- [EXERCISE]:
Write the data below out exactly as it stands. Do not include the pictures.

- [MATERIAL]:
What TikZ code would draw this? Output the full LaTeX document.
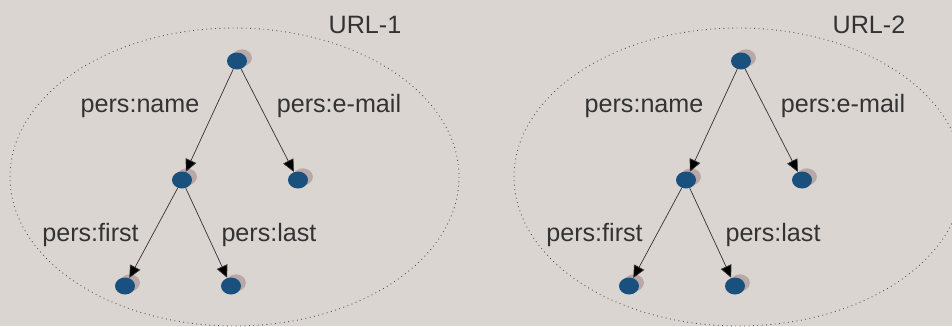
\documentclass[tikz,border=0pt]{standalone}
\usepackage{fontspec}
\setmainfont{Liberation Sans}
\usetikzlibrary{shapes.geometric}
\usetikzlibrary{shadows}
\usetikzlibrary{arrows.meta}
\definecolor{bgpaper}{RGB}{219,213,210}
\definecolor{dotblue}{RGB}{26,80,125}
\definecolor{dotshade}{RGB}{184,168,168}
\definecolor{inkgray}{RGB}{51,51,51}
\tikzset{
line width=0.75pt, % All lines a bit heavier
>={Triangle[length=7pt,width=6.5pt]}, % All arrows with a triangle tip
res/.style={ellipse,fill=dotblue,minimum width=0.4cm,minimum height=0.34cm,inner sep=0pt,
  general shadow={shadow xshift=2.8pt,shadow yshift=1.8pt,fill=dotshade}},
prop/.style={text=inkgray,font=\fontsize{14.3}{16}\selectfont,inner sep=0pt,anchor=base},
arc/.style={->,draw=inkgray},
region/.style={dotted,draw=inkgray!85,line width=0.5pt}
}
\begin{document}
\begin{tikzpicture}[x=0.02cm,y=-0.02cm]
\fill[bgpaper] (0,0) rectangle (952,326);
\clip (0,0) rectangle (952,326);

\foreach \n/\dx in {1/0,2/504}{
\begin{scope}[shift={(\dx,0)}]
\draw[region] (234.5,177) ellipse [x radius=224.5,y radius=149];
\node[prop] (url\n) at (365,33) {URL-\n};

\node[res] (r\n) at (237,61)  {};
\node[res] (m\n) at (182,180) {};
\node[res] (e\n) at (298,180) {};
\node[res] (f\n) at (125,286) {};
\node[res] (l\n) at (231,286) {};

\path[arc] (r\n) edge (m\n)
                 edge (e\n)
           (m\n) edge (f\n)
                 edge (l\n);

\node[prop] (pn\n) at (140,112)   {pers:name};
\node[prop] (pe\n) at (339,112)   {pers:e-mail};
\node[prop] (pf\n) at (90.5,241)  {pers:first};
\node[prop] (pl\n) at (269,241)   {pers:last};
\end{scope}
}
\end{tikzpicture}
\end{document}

- [EXPECTED ANSWER]:
What TikZ code would draw this? Output the full LaTeX document.
\documentclass[tikz,border=0pt]{standalone}
\usepackage{fontspec}
\setmainfont{Liberation Sans}
\usetikzlibrary{shapes.geometric}
\usetikzlibrary{shadows}
\usetikzlibrary{arrows.meta}
\definecolor{bgpaper}{RGB}{219,213,210}
\definecolor{dotblue}{RGB}{26,80,125}
\definecolor{dotshade}{RGB}{184,168,168}
\definecolor{inkgray}{RGB}{51,51,51}
\tikzset{
line width=0.75pt, % All lines a bit heavier
>={Triangle[length=7pt,width=6.5pt]}, % All arrows with a triangle tip
res/.style={ellipse,fill=dotblue,minimum width=0.4cm,minimum height=0.34cm,inner sep=0pt,
  general shadow={shadow xshift=2.8pt,shadow yshift=1.8pt,fill=dotshade}},
prop/.style={text=inkgray,font=\fontsize{14.3}{16}\selectfont,inner sep=0pt,anchor=base},
arc/.style={->,draw=inkgray},
region/.style={dotted,draw=inkgray!85,line width=0.5pt}
}
\begin{document}
\begin{tikzpicture}[x=0.02cm,y=-0.02cm]
\fill[bgpaper] (0,0) rectangle (952,326);
\clip (0,0) rectangle (952,326);

\foreach \n/\dx in {1/0,2/504}{
\begin{scope}[shift={(\dx,0)}]
\draw[region] (234.5,177) ellipse [x radius=224.5,y radius=149];
\node[prop] (url\n) at (365,33) {URL-\n};

\node[res] (r\n) at (237,61)  {};
\node[res] (m\n) at (182,180) {};
\node[res] (e\n) at (298,180) {};
\node[res] (f\n) at (125,286) {};
\node[res] (l\n) at (231,286) {};

\path[arc] (r\n) edge (m\n)
                 edge (e\n)
           (m\n) edge (f\n)
                 edge (l\n);

\node[prop] (pn\n) at (140,112)   {pers:name};
\node[prop] (pe\n) at (339,112)   {pers:e-mail};
\node[prop] (pf\n) at (90.5,241)  {pers:first};
\node[prop] (pl\n) at (269,241)   {pers:last};
\end{scope}
}
\end{tikzpicture}
\end{document}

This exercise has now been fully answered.